What are the advantages of believing a Constitution is carved in stone so hard it cannot be amended? The First & Second &c. Amendments are just that, amendments to overcome deficiencies in the original. Some of these are showing distress under the changed circumstances of modern times.

As somebody else posted earlier, free speech used to mean as loud as you could shout with your voice. Including writings, included handbills, which were literally carried by hand to the place they were fixed for display.

Social media has turned free speech into a weapon of mass deception.

Leon Theremin June 7, 2022 12:29 AM

Engineer Who Fled “Charges of Stealing Chip Technology in US” Now Thrives, in China

ResearcherZero June 7, 2022 1:32 AM

Links to third-party websites should be properly validated and checked before opening in the Electron JS applications. If the protocol of the link is not whitelist to http:// or https:// only, an Electron application becomes vulnerable to 1-click RCE attacks. This kind of attack exploits the Electron model and user’s navigation mechanism which redirects a user from the Electron app to the browser.

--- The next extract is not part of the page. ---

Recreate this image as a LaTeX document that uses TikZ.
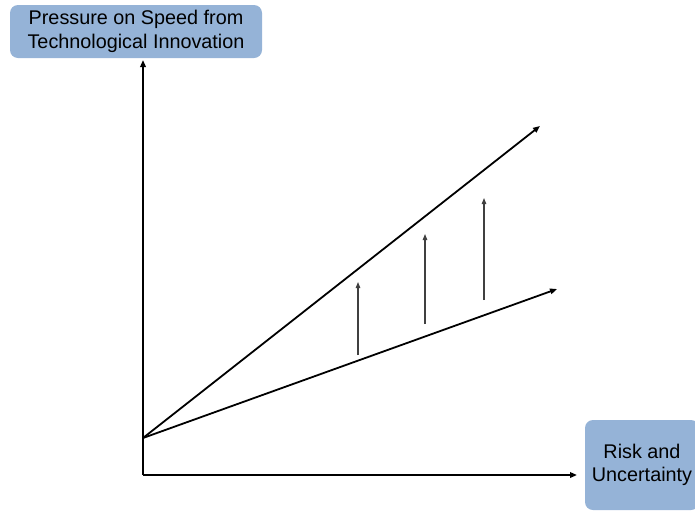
\documentclass[tikz,border=0pt]{standalone}
\usepackage{fontspec}
\setmainfont{Liberation Sans}
\usepackage{tikz}
\usetikzlibrary{arrows.meta,positioning}
\definecolor{lblblue}{HTML}{95B3D7}

\begin{document}
\begin{tikzpicture}[x=1pt, y=-1pt,
    axislbl/.style={fill=lblblue, rounded corners=8pt, align=center, inner sep=2pt,
                  font=\fontsize{19.8}{23.5}\selectfont},
    axis/.style={-{Triangle[length=7pt,width=5.5pt]}, line width=1.8pt},
    trend/.style={-{Triangle[length=7pt,width=5.5pt]}, line width=1.8pt},
    rise/.style={-{Triangle[length=6pt,width=4.5pt]}, line width=1.1pt, draw=black!75}]
  \useasboundingbox (0,0) rectangle (695,512);
  \node[axislbl, minimum width=252pt, minimum height=53pt] (ylbl) at (136,31.5)
    {Pressure on Speed from\\Technological Innovation};
  \node[axislbl, minimum width=114pt, minimum height=90pt] (xlbl) at (642,465)
    {Risk and\\Uncertainty};
  \coordinate (corner) at (143,475);
  \coordinate (ytip) at (143,60);
  \coordinate (xtip) at (577,475);
  \coordinate (start) at (143,438);
  \coordinate (high) at (540,126);
  \coordinate (low) at (557,289);
  \draw[axis] (corner) -- (ytip);
  \draw[axis] (corner) -- (xtip);
  \draw[trend] (start) -- (high);
  \draw[trend] (start) -- (low);
  \foreach \x/\ya/\yb [count=\i] in {358/355/282, 425/324/234, 484/300/198} {
    \coordinate (s\i a) at (\x,\ya);
    \coordinate (s\i b) at (\x,\yb);
    \draw[rise] (s\i a) -- (s\i b);
  }
\end{tikzpicture}
\end{document}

Word is set up to load content downloaded from the Internet in what’s known as protected view, a mode that disables macros and other potentially harmful functions. …if the document is loaded as a Rich Text Format file, it “runs without even opening the document (via the preview tab in Explorer) let alone Protected View.

…this can “trigger the invocation of this exploit with just the Preview Pane within Windows Explorer.” …”this extends the severity of this threat by not just ‘single-click’ to exploit, but potentially with a ‘zero-click’ trigger.”

At the time of this story’s publication, Microsoft had yet to issue a patch. Instead, it was advising customers to disable the MSDT URL Protocol by:

Run Command Prompt as Administrator.
To back up the registry key, execute the command "reg export HKEY_CLASSES_ROOT\ms-msdt filename"
Execute the command "reg delete HKEY_CLASSES_ROOT\ms-msdt /f"

…if the command line string is leading padded with 4096+ bytes of nonsense characters, it will invalidate the password protection mechanism built in to ms-msdt UI protocol handler.

Microsoft are now classifying it as a zero day within Microsoft Defender Vulnerability Management.

lurker June 7, 2022 1:06 PM

@Researcher Zero re sec[dot]ud64[dot]com uses an invalid security certificate.

The certificate is not trusted because it is self-signed.
The certificate is not valid for the name
The certificate expired on 04/11/20 07:37. The current time is 08/06/22 06:03.


vas pup June 7, 2022 4:29 PM

EU sets date for common phone charge cable

“The new rule will cover a range of “small and medium-sized portable electronics”, according the EU, including:

mobile phones
headphones and headsets
handheld videogame consoles
portable speakers

Any of these charged using a wired cable will have to have a USB Type-C port, regardless of who makes the devices.

Laptops will also have to abide by the ruling but manufacturers will have 40 months after it comes into effect to make changes.

The agreement also includes a plan to let customers choose whether or not they want a charging cable with their new electronics.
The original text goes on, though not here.